▶ Written request
Take the lines from the top down to and including the one with "1.30, 0.70, 0];" and repeat them exactly. Omit images.

-- start Provided data --

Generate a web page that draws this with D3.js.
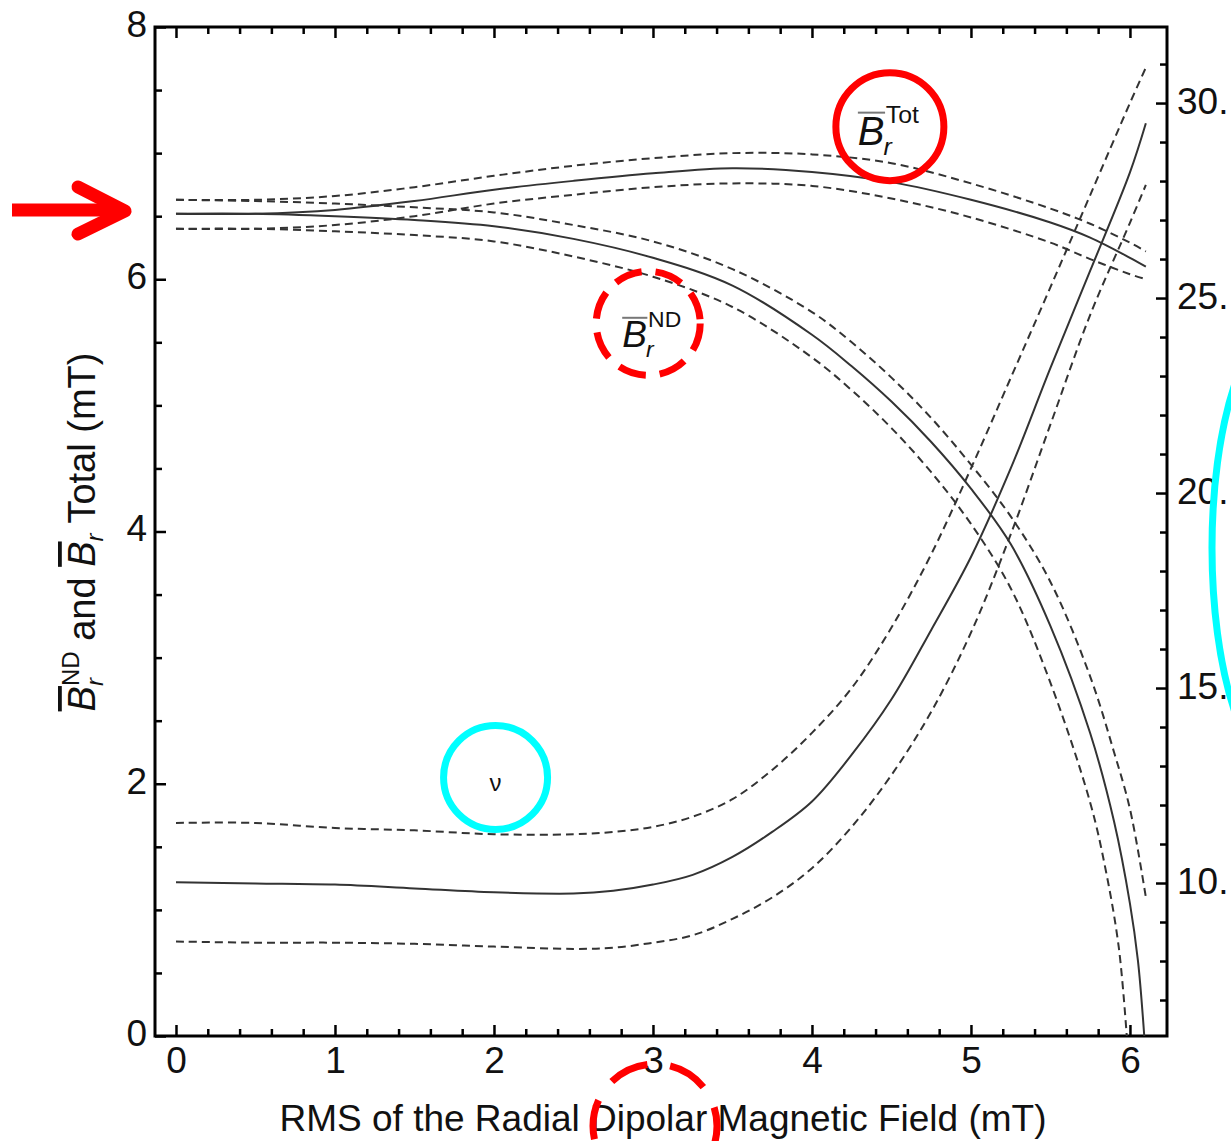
<!DOCTYPE html>
<html>
<head>
<meta charset="utf-8">
<script src="https://cdn.jsdelivr.net/npm/d3@7"></script>
<style>
body { margin: 0; background: #fff; }
text { font-family: "Liberation Sans", Arial, sans-serif; fill: #111; }
</style>
</head>
<body>
<script>
// x values (mT) for the total-field and nu curves
const xTot = [0, 0.5, 1, 1.5, 2, 2.5, 3, 3.5, 4, 4.5, 5, 5.5, 5.75, 6, 6.1];
const totMean  = [6.52, 6.52, 6.55, 6.62, 6.71, 6.78, 6.84, 6.88, 6.85, 6.77, 6.63, 6.45, 6.33, 6.17, 6.10];
const totUpper = [6.63, 6.63, 6.66, 6.73, 6.82, 6.90, 6.96, 7.00, 6.99, 6.92, 6.76, 6.56, 6.44, 6.29, 6.22];
const totLower = [6.40, 6.40, 6.43, 6.50, 6.60, 6.67, 6.73, 6.76, 6.74, 6.64, 6.49, 6.29, 6.16, 6.04, 6.00];

// non-dipolar part, it drops to zero near 6 mT
const xNd      = [0, 0.5, 1, 1.5, 2, 2.5, 3, 3.5, 4, 4.25, 4.5, 4.75, 5, 5.25, 5.5, 5.75, 5.9, 6.0, 6.05, 6.09];
const ndMean   = [6.52, 6.52, 6.50, 6.47, 6.42, 6.32, 6.17, 5.95, 5.56, 5.31, 5.03, 4.71, 4.34, 3.90, 3.25, 2.40, 1.70, 1.05, 0.60, 0];
const xNdUp    = [0, 0.5, 1, 1.5, 2, 2.5, 3, 3.5, 4, 4.25, 4.5, 4.75, 5, 5.25, 5.5, 5.75, 5.9, 6.0, 6.1];
const ndUpper  = [6.63, 6.62, 6.60, 6.57, 6.53, 6.43, 6.30, 6.08, 5.74, 5.50, 5.22, 4.90, 4.53, 4.12, 3.60, 2.85, 2.25, 1.80, 1.10];
const xNdLo    = [0, 0.5, 1, 1.5, 2, 2.5, 3, 3.5, 4, 4.25, 4.5, 4.75, 5, 5.25, 5.5, 5.75, 5.85, 5.93, 5.98];
const ndLower  = [6.40, 6.40, 6.38, 6.35, 6.30, 6.18, 6.02, 5.78, 5.38, 5.12, 4.82, 4.47, 4.06, 3.55, 2.80, 1.85, 1.30, 0.70, 0];

// nu, read on the right axis
const xNu     = [0, 0.5, 1, 1.5, 2, 2.5, 2.75, 3, 3.25, 3.5, 3.75, 4, 4.25, 4.5, 4.75, 5, 5.25, 5.5, 5.75, 6, 6.1];
const nuMean  = [10.02, 9.99, 9.96, 9.86, 9.76, 9.73, 9.80, 9.96, 10.21, 10.67, 11.31, 12.09, 13.29, 14.71, 16.49, 18.36, 20.63, 23.21, 25.70, 28.22, 29.48];
const nuUpper = [11.54, 11.54, 11.41, 11.35, 11.25, 11.25, 11.31, 11.44, 11.70, 12.15, 12.90, 13.85, 15.00, 16.55, 18.43, 20.63, 22.95, 25.28, 27.64, 30.00, 30.91];
const nuLower = [8.50, 8.47, 8.47, 8.44, 8.37, 8.31, 8.34, 8.47, 8.66, 9.08, 9.63, 10.38, 11.44, 12.77, 14.39, 16.42, 18.94, 21.76, 24.57, 26.93, 27.90];

// ticks
const xMajor = [0, 1, 2, 3, 4, 5, 6];
const xMinor = d3.range(0, 31).map(i => i * 0.2).filter(v => Math.abs(v - Math.round(v)) > 0.01);
const yMajor = [0, 2, 4, 6, 8];
const yMinor = [0.5, 1, 1.5, 2.5, 3, 3.5, 4.5, 5, 5.5, 6.5, 7, 7.5];
const y2Major = [10, 15, 20, 25, 30];
const y2Minor = [7, 8, 9, 11, 12, 13, 14, 16, 17, 18, 19, 21, 22, 23, 24, 26, 27, 28, 29, 31];

const W = 1231, H = 1141;
const margin = {top: 27, right: 64, bottom: 105, left: 155},
width = W - margin.left - margin.right,
height = H - margin.top - margin.bottom;

const svg = d3.select("body")
.append("svg")
.attr("width", W)
.attr("height", H);

const g = svg.append("g")
.attr("transform", `translate(${margin.left},${margin.top})`);

const x = d3.scaleLinear().domain([-0.132, 6.233]).range([0, width]);
const y = d3.scaleLinear().domain([0, 8]).range([height, 0]);
const y2 = d3.scaleLinear().domain([6.077, 31.95]).range([height, 0]);

const fs = 37;

function styleAxis(sel) {
  sel.select(".domain").remove();
  sel.selectAll("line").attr("stroke", "#000").attr("stroke-width", 2.5);
  sel.selectAll("text").attr("font-size", fs).attr("fill", "#111")
    .attr("font-family", "Liberation Sans, Arial, sans-serif");
}

// bottom
g.append("g").attr("transform", `translate(0,${height})`)
  .call(d3.axisBottom(x).tickValues(xMajor).tickSize(-11).tickPadding(11).tickFormat(d3.format("d")))
  .call(styleAxis);
g.append("g").attr("transform", `translate(0,${height})`)
  .call(d3.axisBottom(x).tickValues(xMinor).tickSize(-7).tickFormat(""))
  .call(styleAxis);
// top
g.append("g")
  .call(d3.axisTop(x).tickValues(xMajor).tickSize(-11).tickFormat(""))
  .call(styleAxis);
g.append("g")
  .call(d3.axisTop(x).tickValues(xMinor).tickSize(-7).tickFormat(""))
  .call(styleAxis);
// left
g.append("g")
  .call(d3.axisLeft(y).tickValues(yMajor).tickSize(-11).tickPadding(8).tickFormat(d3.format("d")))
  .call(styleAxis)
  .selectAll("text").attr("dy", "0.25em");
g.append("g")
  .call(d3.axisLeft(y).tickValues(yMinor).tickSize(-7).tickFormat(""))
  .call(styleAxis);
// right
g.append("g").attr("transform", `translate(${width},0)`)
  .call(d3.axisRight(y2).tickValues(y2Major).tickSize(-11).tickPadding(10).tickFormat(d => d + "."))
  .call(styleAxis)
  .selectAll("text").attr("dy", "0.28em");
g.append("g").attr("transform", `translate(${width},0)`)
  .call(d3.axisRight(y2).tickValues(y2Minor).tickSize(-7).tickFormat(""))
  .call(styleAxis);

// frame
g.append("rect")
  .attr("width", width).attr("height", height)
  .attr("fill", "none").attr("stroke", "#000").attr("stroke-width", 3);

// curves
function curve(xs, ys, scale, dashed) {
  const pts = xs.map((d, i) => [d, ys[i]]);
  g.append("path")
    .datum(pts)
    .attr("fill", "none")
    .attr("stroke", "#333")
    .attr("stroke-width", 2)
    .attr("stroke-dasharray", dashed ? "8,5" : null)
    .attr("d", d3.line().x(d => x(d[0])).y(d => scale(d[1])).curve(d3.curveCatmullRom.alpha(0.5)));
}
curve(xTot, totUpper, y, true);
curve(xTot, totLower, y, true);
curve(xTot, totMean, y, false);
curve(xNdUp, ndUpper, y, true);
curve(xNdLo, ndLower, y, true);
curve(xNd, ndMean, y, false);
curve(xNu, nuUpper, y2, true);
curve(xNu, nuLower, y2, true);
curve(xNu, nuMean, y2, false);

// x label
svg.append("text")
  .attr("x", 663).attr("y", 1131)
  .attr("text-anchor", "middle")
  .attr("font-size", fs)
  .text("RMS of the Radial Dipolar Magnetic Field (mT)");

// y label
const yl = svg.append("text")
  .attr("transform", "translate(95,532) rotate(-90)")
  .attr("text-anchor", "middle")
  .attr("font-size", 38);
yl.append("tspan").attr("font-style", "italic").style("text-decoration", "overline").text("B");
yl.append("tspan").attr("font-style", "italic").attr("font-size", 24).attr("dy", 8).text("r");
yl.append("tspan").attr("font-size", 24).attr("dx", -8).attr("dy", -24).text("ND");
yl.append("tspan").attr("dy", 16).text(" and ");
yl.append("tspan").attr("font-style", "italic").style("text-decoration", "overline").text("B");
yl.append("tspan").attr("font-style", "italic").attr("font-size", 24).attr("dy", 8).text("r");
yl.append("tspan").attr("dy", -8).text(" Total (mT)");

// B-bar labels
function brLabel(px, py, sup, size) {
  const s = size * 0.62;
  svg.append("text").attr("x", px).attr("y", py).attr("font-size", size)
    .attr("font-style", "italic").text("B");
  svg.append("line")
    .attr("x1", px).attr("x2", px + size * 0.68)
    .attr("y1", py - size * 0.8).attr("y2", py - size * 0.8)
    .attr("stroke", "#777").attr("stroke-width", 2);
  svg.append("text").attr("x", px + size * 0.7).attr("y", py - size * 0.55)
    .attr("font-size", s).text(sup);
  svg.append("text").attr("x", px + size * 0.64).attr("y", py + size * 0.27)
    .attr("font-size", s).attr("font-style", "italic").text("r");
}

// annotations
const totC = [x(4.49) + margin.left, y(7.21) + margin.top];
const ndC = [x(2.97) + margin.left, y(5.65) + margin.top];
const nuC = [x(2.01) + margin.left, y(2.05) + margin.top];

svg.append("circle").attr("cx", totC[0]).attr("cy", totC[1]).attr("r", 54)
  .attr("fill", "none").attr("stroke", "#ff0000").attr("stroke-width", 7);
brLabel(totC[0] - 32, totC[1] + 18, "Tot", 40);

svg.append("circle").attr("cx", ndC[0]).attr("cy", ndC[1]).attr("r", 52)
  .attr("fill", "none").attr("stroke", "#ff0000").attr("stroke-width", 7)
  .attr("stroke-dasharray", "28,14");
brLabel(ndC[0] - 26, ndC[1] + 24, "ND", 37);

svg.append("circle").attr("cx", nuC[0]).attr("cy", nuC[1]).attr("r", 52)
  .attr("fill", "none").attr("stroke", "#00ffff").attr("stroke-width", 7);
svg.append("text").attr("x", nuC[0]).attr("y", nuC[1] + 14)
  .attr("text-anchor", "middle").attr("font-size", 24).attr("fill", "#333").text("ν");

// red arrow on the left
svg.append("line").attr("x1", 12).attr("x2", 118).attr("y1", 210).attr("y2", 210)
  .attr("stroke", "#ff0000").attr("stroke-width", 13);
svg.append("path").attr("d", "M78,187 L125,211 L78,234")
  .attr("fill", "none").attr("stroke", "#ff0000").attr("stroke-width", 13)
  .attr("stroke-linecap", "round").attr("stroke-linejoin", "round");

// cyan ellipse at right edge
svg.append("ellipse").attr("cx", 1290).attr("cy", 548).attr("rx", 78).attr("ry", 232)
  .attr("fill", "none").attr("stroke", "#00ffff").attr("stroke-width", 7);

// dashed red circle at the bottom
svg.append("circle").attr("cx", 655).attr("cy", 1126).attr("r", 62)
  .attr("fill", "none").attr("stroke", "#ff0000").attr("stroke-width", 7)
  .attr("stroke-dasharray", "40,23").attr("stroke-dashoffset", 8);
</script>
</body>
</html>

-- end Provided data --

▶ Solution
Generate a web page that draws this with D3.js.
<!DOCTYPE html>
<html>
<head>
<meta charset="utf-8">
<script src="https://cdn.jsdelivr.net/npm/d3@7"></script>
<style>
body { margin: 0; background: #fff; }
text { font-family: "Liberation Sans", Arial, sans-serif; fill: #111; }
</style>
</head>
<body>
<script>
// x values (mT) for the total-field and nu curves
const xTot = [0, 0.5, 1, 1.5, 2, 2.5, 3, 3.5, 4, 4.5, 5, 5.5, 5.75, 6, 6.1];
const totMean  = [6.52, 6.52, 6.55, 6.62, 6.71, 6.78, 6.84, 6.88, 6.85, 6.77, 6.63, 6.45, 6.33, 6.17, 6.10];
const totUpper = [6.63, 6.63, 6.66, 6.73, 6.82, 6.90, 6.96, 7.00, 6.99, 6.92, 6.76, 6.56, 6.44, 6.29, 6.22];
const totLower = [6.40, 6.40, 6.43, 6.50, 6.60, 6.67, 6.73, 6.76, 6.74, 6.64, 6.49, 6.29, 6.16, 6.04, 6.00];

// non-dipolar part, it drops to zero near 6 mT
const xNd      = [0, 0.5, 1, 1.5, 2, 2.5, 3, 3.5, 4, 4.25, 4.5, 4.75, 5, 5.25, 5.5, 5.75, 5.9, 6.0, 6.05, 6.09];
const ndMean   = [6.52, 6.52, 6.50, 6.47, 6.42, 6.32, 6.17, 5.95, 5.56, 5.31, 5.03, 4.71, 4.34, 3.90, 3.25, 2.40, 1.70, 1.05, 0.60, 0];
const xNdUp    = [0, 0.5, 1, 1.5, 2, 2.5, 3, 3.5, 4, 4.25, 4.5, 4.75, 5, 5.25, 5.5, 5.75, 5.9, 6.0, 6.1];
const ndUpper  = [6.63, 6.62, 6.60, 6.57, 6.53, 6.43, 6.30, 6.08, 5.74, 5.50, 5.22, 4.90, 4.53, 4.12, 3.60, 2.85, 2.25, 1.80, 1.10];
const xNdLo    = [0, 0.5, 1, 1.5, 2, 2.5, 3, 3.5, 4, 4.25, 4.5, 4.75, 5, 5.25, 5.5, 5.75, 5.85, 5.93, 5.98];
const ndLower  = [6.40, 6.40, 6.38, 6.35, 6.30, 6.18, 6.02, 5.78, 5.38, 5.12, 4.82, 4.47, 4.06, 3.55, 2.80, 1.85, 1.30, 0.70, 0];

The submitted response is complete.